### PROBLEM DESCRIPTION:
Your task is to transcribe all of the data below exactly, omitting the images.
################
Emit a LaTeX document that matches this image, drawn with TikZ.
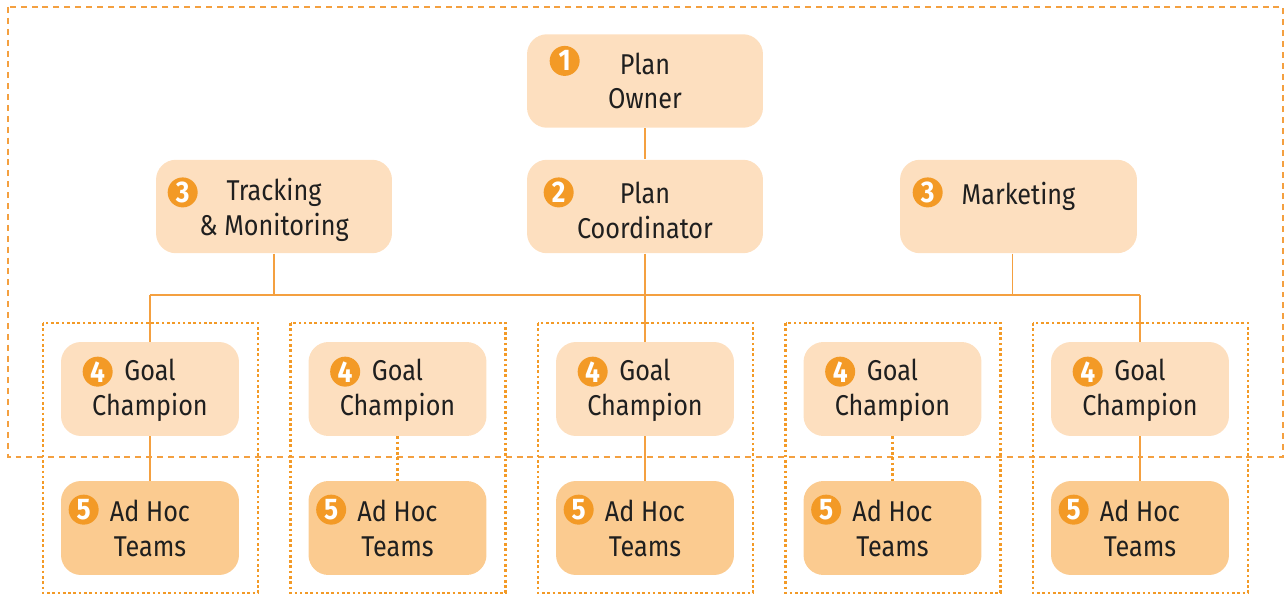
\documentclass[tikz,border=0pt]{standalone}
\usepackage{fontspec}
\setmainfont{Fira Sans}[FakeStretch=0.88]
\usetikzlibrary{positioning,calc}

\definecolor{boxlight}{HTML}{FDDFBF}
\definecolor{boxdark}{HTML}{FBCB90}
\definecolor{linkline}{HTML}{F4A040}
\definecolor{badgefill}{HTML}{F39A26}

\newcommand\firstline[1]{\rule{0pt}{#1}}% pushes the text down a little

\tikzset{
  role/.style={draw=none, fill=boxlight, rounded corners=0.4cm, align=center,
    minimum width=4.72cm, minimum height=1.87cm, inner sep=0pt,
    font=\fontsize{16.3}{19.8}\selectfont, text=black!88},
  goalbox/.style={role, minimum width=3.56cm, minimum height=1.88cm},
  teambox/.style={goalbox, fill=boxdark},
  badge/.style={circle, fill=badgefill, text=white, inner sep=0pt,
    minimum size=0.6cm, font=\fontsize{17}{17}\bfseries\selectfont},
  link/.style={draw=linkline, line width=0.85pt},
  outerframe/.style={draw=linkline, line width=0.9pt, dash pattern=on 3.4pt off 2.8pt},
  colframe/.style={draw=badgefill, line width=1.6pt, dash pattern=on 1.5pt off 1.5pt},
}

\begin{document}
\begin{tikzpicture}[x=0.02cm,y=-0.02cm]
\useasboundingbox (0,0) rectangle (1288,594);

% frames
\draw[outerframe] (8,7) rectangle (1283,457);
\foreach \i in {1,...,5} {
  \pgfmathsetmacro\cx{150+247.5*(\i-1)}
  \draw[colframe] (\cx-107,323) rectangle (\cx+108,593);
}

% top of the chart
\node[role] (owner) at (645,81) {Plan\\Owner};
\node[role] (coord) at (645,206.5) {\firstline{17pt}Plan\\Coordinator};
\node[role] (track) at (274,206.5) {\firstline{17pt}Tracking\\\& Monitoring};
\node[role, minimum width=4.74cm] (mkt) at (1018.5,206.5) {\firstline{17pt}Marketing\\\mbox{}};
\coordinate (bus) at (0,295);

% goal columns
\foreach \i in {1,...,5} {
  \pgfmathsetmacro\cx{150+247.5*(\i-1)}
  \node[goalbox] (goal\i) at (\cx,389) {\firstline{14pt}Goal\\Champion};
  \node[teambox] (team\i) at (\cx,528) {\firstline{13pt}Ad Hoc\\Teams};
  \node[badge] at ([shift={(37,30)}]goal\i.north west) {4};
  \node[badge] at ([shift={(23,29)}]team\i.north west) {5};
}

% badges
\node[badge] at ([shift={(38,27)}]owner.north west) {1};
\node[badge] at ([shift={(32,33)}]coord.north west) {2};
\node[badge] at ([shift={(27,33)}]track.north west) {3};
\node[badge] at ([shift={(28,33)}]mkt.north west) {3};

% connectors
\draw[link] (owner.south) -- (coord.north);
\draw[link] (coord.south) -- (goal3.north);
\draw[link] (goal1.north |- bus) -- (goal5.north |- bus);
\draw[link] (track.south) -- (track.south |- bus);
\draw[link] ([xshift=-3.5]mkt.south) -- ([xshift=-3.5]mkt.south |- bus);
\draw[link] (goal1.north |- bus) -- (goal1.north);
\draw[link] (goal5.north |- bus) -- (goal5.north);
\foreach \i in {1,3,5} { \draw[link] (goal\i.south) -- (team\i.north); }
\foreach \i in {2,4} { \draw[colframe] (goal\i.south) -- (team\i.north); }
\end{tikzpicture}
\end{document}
################
### TASK OUTPUT:
Emit a LaTeX document that matches this image, drawn with TikZ.
\documentclass[tikz,border=0pt]{standalone}
\usepackage{fontspec}
\setmainfont{Fira Sans}[FakeStretch=0.88]
\usetikzlibrary{positioning,calc}

\definecolor{boxlight}{HTML}{FDDFBF}
\definecolor{boxdark}{HTML}{FBCB90}
\definecolor{linkline}{HTML}{F4A040}
\definecolor{badgefill}{HTML}{F39A26}

\newcommand\firstline[1]{\rule{0pt}{#1}}% pushes the text down a little

\tikzset{
  role/.style={draw=none, fill=boxlight, rounded corners=0.4cm, align=center,
    minimum width=4.72cm, minimum height=1.87cm, inner sep=0pt,
    font=\fontsize{16.3}{19.8}\selectfont, text=black!88},
  goalbox/.style={role, minimum width=3.56cm, minimum height=1.88cm},
  teambox/.style={goalbox, fill=boxdark},
  badge/.style={circle, fill=badgefill, text=white, inner sep=0pt,
    minimum size=0.6cm, font=\fontsize{17}{17}\bfseries\selectfont},
  link/.style={draw=linkline, line width=0.85pt},
  outerframe/.style={draw=linkline, line width=0.9pt, dash pattern=on 3.4pt off 2.8pt},
  colframe/.style={draw=badgefill, line width=1.6pt, dash pattern=on 1.5pt off 1.5pt},
}

\begin{document}
\begin{tikzpicture}[x=0.02cm,y=-0.02cm]
\useasboundingbox (0,0) rectangle (1288,594);

% frames
\draw[outerframe] (8,7) rectangle (1283,457);
\foreach \i in {1,...,5} {
  \pgfmathsetmacro\cx{150+247.5*(\i-1)}
  \draw[colframe] (\cx-107,323) rectangle (\cx+108,593);
}

% top of the chart
\node[role] (owner) at (645,81) {Plan\\Owner};
\node[role] (coord) at (645,206.5) {\firstline{17pt}Plan\\Coordinator};
\node[role] (track) at (274,206.5) {\firstline{17pt}Tracking\\\& Monitoring};
\node[role, minimum width=4.74cm] (mkt) at (1018.5,206.5) {\firstline{17pt}Marketing\\\mbox{}};
\coordinate (bus) at (0,295);

% goal columns
\foreach \i in {1,...,5} {
  \pgfmathsetmacro\cx{150+247.5*(\i-1)}
  \node[goalbox] (goal\i) at (\cx,389) {\firstline{14pt}Goal\\Champion};
  \node[teambox] (team\i) at (\cx,528) {\firstline{13pt}Ad Hoc\\Teams};
  \node[badge] at ([shift={(37,30)}]goal\i.north west) {4};
  \node[badge] at ([shift={(23,29)}]team\i.north west) {5};
}

% badges
\node[badge] at ([shift={(38,27)}]owner.north west) {1};
\node[badge] at ([shift={(32,33)}]coord.north west) {2};
\node[badge] at ([shift={(27,33)}]track.north west) {3};
\node[badge] at ([shift={(28,33)}]mkt.north west) {3};

% connectors
\draw[link] (owner.south) -- (coord.north);
\draw[link] (coord.south) -- (goal3.north);
\draw[link] (goal1.north |- bus) -- (goal5.north |- bus);
\draw[link] (track.south) -- (track.south |- bus);
\draw[link] ([xshift=-3.5]mkt.south) -- ([xshift=-3.5]mkt.south |- bus);
\draw[link] (goal1.north |- bus) -- (goal1.north);
\draw[link] (goal5.north |- bus) -- (goal5.north);
\foreach \i in {1,3,5} { \draw[link] (goal\i.south) -- (team\i.north); }
\foreach \i in {2,4} { \draw[colframe] (goal\i.south) -- (team\i.north); }
\end{tikzpicture}
\end{document}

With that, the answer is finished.